From what I can see, what makes this especially difficult is that for any given player, there are multiple addresses, and for any given address there are multiple phones. However, the only key value for an address (and therefore the way to relate the Phones to the Address) is the AddressType attribute, that is part of the Address node, which is a sibling of the Phone nodes. It would have been much better to include those attributes in the parent PlayerAddress node (and not have the Address node). Then the key AddressType value could have been associated with the Phones. Unfortunately, this is what I've been given to work with.
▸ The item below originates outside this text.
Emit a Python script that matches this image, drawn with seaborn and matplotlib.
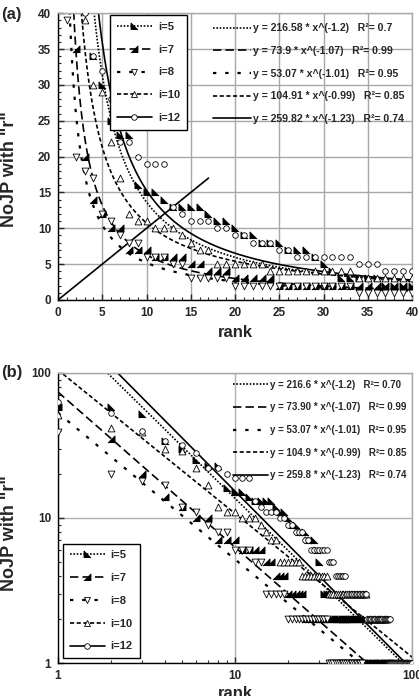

The only resolution I see is a RBAR solution. First get a result set that includes the attributes for each Player as columns, and a column with the XML fragment for the PlayerAddresses. You can do that with this:
select
accountRef.value('@AccountNum', 'varchar(10)') AS AccountNum,
accountRef.value('@AccountStatus', 'varchar(20)') AS AccountStatus,
playerRef.value('@PlayerID', 'varchar(10)') as PlayerID,
playerRef.value('@FirstName', 'varchar(10)') as FirstName,
playerRef.value('@LastName', 'varchar(10)') as LastName,
playerRef.query('AddressList') as AddressList
into #tempTbl
from @myXML.nodes('/AccountDetailsRsp') as account(accountRef) cross apply
accountRef.nodes('//PlayerInfo') as player(playerRef)
Then, for each player,
1. count the number of PlayerAddress nodes
2. using the row filter, query for each PlayerAddress node individually, parsing the details and storing
I hope not to have to do that... hopefully someone else knows a better way.
July 9, 2012 at 11:25 am
Your query doesn't match the sample data. That said you're on the right track. You just didn't get the cross apply structures quite right.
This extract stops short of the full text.